*DIRECTIONS*: Below are entries. Give back exactly the lines from the one containing "Recreate this image" through the one containing "return 1 - py / H", inclusive, without the pictures.

*DATASET EXCERPTS*:

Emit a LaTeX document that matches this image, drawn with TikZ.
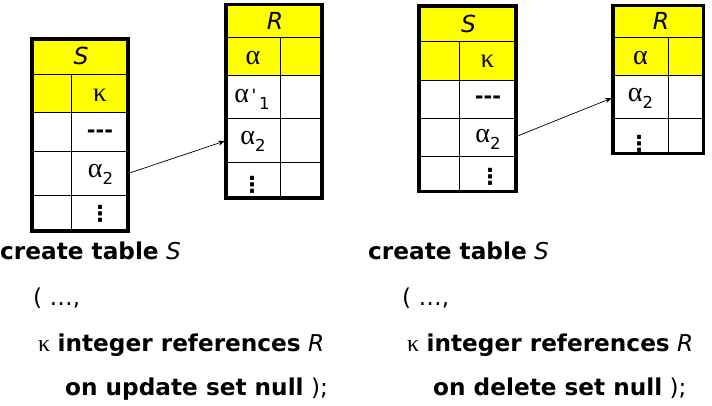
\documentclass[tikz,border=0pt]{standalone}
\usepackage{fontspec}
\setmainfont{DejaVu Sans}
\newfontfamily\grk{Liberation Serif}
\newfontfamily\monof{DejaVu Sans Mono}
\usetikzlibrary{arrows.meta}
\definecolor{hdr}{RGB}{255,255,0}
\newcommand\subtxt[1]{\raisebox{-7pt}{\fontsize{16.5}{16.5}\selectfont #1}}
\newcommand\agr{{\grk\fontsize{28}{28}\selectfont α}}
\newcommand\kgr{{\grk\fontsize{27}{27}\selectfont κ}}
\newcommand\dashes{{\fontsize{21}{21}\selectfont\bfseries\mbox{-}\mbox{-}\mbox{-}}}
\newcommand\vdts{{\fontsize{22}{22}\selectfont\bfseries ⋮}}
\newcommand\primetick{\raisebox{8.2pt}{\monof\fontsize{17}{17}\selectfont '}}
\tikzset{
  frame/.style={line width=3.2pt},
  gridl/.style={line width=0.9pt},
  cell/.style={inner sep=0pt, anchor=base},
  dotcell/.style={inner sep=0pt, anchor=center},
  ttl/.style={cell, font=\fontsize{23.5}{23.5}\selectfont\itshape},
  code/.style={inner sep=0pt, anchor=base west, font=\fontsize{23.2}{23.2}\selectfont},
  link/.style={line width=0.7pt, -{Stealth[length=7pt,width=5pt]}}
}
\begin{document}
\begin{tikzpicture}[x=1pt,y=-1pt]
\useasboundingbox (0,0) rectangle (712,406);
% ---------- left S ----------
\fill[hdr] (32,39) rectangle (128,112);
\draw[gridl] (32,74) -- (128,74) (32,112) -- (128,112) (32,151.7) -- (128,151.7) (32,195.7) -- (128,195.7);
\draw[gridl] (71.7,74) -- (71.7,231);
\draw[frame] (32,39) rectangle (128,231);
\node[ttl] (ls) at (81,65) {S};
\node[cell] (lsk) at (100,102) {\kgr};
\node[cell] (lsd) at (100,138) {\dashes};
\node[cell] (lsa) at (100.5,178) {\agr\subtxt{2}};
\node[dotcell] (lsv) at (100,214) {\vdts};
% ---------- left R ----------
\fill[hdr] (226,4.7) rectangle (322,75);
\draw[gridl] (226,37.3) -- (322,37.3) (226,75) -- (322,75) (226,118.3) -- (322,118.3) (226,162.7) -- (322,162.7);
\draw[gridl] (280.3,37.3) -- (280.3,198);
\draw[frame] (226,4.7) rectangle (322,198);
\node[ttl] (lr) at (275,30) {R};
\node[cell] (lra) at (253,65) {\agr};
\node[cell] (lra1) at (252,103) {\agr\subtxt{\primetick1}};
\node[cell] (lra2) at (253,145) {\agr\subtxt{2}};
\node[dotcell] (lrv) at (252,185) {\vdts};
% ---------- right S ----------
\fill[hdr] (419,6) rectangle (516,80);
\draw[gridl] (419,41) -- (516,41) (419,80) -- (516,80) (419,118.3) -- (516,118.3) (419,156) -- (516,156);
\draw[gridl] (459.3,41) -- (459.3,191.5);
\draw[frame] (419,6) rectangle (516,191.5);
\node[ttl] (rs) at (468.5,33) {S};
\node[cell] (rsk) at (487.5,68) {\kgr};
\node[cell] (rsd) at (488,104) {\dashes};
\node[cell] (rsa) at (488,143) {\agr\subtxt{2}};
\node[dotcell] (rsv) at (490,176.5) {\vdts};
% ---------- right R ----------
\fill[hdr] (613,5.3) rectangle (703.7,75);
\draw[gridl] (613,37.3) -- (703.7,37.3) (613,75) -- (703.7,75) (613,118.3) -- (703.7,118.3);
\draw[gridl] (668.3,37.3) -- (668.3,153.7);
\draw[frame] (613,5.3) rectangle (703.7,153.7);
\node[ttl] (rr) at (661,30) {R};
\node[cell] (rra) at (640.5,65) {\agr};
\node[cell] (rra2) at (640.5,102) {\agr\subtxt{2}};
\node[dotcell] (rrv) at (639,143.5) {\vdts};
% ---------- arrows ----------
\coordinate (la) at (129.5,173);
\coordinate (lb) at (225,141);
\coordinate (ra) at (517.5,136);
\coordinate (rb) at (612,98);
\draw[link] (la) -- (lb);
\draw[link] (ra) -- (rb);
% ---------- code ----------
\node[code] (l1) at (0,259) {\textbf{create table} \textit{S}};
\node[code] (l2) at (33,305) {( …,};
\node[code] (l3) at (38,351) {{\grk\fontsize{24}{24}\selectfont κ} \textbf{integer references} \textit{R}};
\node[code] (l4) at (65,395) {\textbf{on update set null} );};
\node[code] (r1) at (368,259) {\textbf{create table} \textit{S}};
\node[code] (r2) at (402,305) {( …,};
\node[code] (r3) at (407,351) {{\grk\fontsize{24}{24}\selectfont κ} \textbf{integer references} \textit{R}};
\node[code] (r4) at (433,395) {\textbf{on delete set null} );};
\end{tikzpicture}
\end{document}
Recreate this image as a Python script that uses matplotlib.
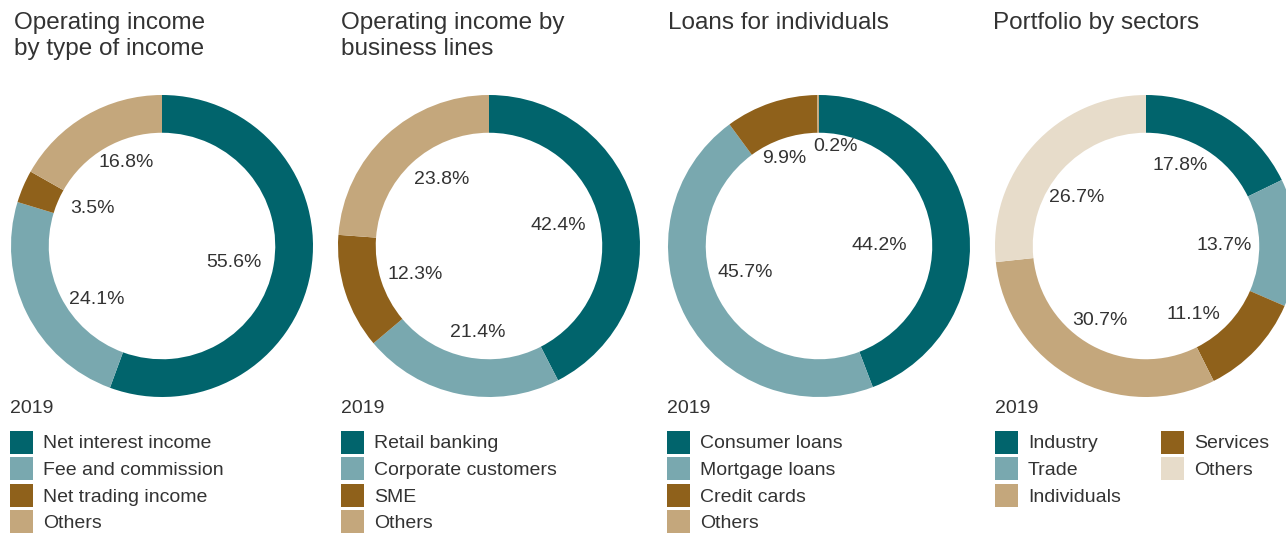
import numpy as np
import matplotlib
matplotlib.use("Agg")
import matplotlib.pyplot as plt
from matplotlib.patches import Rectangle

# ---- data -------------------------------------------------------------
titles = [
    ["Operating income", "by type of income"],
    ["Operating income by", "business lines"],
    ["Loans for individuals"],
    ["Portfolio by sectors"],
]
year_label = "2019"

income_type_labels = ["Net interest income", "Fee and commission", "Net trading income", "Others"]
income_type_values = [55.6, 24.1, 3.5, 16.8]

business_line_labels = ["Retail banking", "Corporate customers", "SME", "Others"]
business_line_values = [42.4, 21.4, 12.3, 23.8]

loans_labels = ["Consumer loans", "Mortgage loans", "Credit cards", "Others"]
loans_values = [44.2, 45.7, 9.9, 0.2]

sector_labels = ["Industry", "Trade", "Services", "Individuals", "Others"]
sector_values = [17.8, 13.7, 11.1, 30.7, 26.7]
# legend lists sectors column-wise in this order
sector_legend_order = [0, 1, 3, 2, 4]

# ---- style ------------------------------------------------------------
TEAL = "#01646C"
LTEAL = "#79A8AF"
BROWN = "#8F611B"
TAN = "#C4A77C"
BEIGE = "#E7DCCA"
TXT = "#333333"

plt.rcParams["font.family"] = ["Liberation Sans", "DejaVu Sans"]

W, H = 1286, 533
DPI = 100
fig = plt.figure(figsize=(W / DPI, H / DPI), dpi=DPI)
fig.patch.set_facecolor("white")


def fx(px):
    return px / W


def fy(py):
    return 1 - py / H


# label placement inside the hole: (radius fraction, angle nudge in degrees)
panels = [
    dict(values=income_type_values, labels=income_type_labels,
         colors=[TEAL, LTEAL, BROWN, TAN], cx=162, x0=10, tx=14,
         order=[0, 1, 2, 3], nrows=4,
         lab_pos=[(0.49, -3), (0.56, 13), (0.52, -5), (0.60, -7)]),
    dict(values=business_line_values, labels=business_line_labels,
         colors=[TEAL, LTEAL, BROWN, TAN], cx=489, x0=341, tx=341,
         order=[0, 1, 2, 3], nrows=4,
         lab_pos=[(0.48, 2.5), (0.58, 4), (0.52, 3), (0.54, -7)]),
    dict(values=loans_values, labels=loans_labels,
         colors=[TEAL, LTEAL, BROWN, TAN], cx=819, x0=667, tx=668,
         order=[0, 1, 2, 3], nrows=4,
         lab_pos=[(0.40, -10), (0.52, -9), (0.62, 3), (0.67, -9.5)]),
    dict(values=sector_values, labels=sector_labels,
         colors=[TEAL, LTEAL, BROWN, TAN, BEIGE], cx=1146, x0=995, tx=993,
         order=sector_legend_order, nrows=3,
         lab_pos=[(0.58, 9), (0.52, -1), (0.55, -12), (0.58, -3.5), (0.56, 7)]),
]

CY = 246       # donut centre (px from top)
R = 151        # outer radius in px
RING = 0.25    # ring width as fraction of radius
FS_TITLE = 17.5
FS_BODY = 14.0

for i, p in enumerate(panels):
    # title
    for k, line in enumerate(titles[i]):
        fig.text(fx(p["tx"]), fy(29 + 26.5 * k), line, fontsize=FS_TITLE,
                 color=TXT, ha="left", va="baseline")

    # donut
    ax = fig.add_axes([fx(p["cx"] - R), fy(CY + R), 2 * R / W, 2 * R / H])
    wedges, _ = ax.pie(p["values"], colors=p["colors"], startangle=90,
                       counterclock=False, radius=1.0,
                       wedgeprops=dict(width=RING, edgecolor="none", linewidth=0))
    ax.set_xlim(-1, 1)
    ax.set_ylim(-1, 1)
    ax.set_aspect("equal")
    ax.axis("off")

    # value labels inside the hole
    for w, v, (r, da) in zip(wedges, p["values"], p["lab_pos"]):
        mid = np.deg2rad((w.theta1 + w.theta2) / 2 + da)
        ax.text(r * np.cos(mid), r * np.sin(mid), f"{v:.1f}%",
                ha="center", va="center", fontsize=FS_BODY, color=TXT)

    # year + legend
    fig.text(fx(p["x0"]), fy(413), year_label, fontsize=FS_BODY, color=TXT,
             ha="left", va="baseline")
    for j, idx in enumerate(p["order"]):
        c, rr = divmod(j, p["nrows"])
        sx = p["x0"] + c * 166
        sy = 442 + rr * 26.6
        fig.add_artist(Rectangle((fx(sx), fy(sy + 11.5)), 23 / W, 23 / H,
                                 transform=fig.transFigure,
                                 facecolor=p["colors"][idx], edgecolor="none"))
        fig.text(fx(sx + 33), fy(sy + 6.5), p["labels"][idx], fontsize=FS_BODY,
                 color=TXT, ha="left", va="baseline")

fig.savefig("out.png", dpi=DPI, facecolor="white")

*REPLY TO THE TASK*:
Recreate this image as a Python script that uses matplotlib.
import numpy as np
import matplotlib
matplotlib.use("Agg")
import matplotlib.pyplot as plt
from matplotlib.patches import Rectangle

# ---- data -------------------------------------------------------------
titles = [
    ["Operating income", "by type of income"],
    ["Operating income by", "business lines"],
    ["Loans for individuals"],
    ["Portfolio by sectors"],
]
year_label = "2019"

income_type_labels = ["Net interest income", "Fee and commission", "Net trading income", "Others"]
income_type_values = [55.6, 24.1, 3.5, 16.8]

business_line_labels = ["Retail banking", "Corporate customers", "SME", "Others"]
business_line_values = [42.4, 21.4, 12.3, 23.8]

loans_labels = ["Consumer loans", "Mortgage loans", "Credit cards", "Others"]
loans_values = [44.2, 45.7, 9.9, 0.2]

sector_labels = ["Industry", "Trade", "Services", "Individuals", "Others"]
sector_values = [17.8, 13.7, 11.1, 30.7, 26.7]
# legend lists sectors column-wise in this order
sector_legend_order = [0, 1, 3, 2, 4]

# ---- style ------------------------------------------------------------
TEAL = "#01646C"
LTEAL = "#79A8AF"
BROWN = "#8F611B"
TAN = "#C4A77C"
BEIGE = "#E7DCCA"
TXT = "#333333"

plt.rcParams["font.family"] = ["Liberation Sans", "DejaVu Sans"]

W, H = 1286, 533
DPI = 100
fig = plt.figure(figsize=(W / DPI, H / DPI), dpi=DPI)
fig.patch.set_facecolor("white")


def fx(px):
    return px / W


def fy(py):
    return 1 - py / H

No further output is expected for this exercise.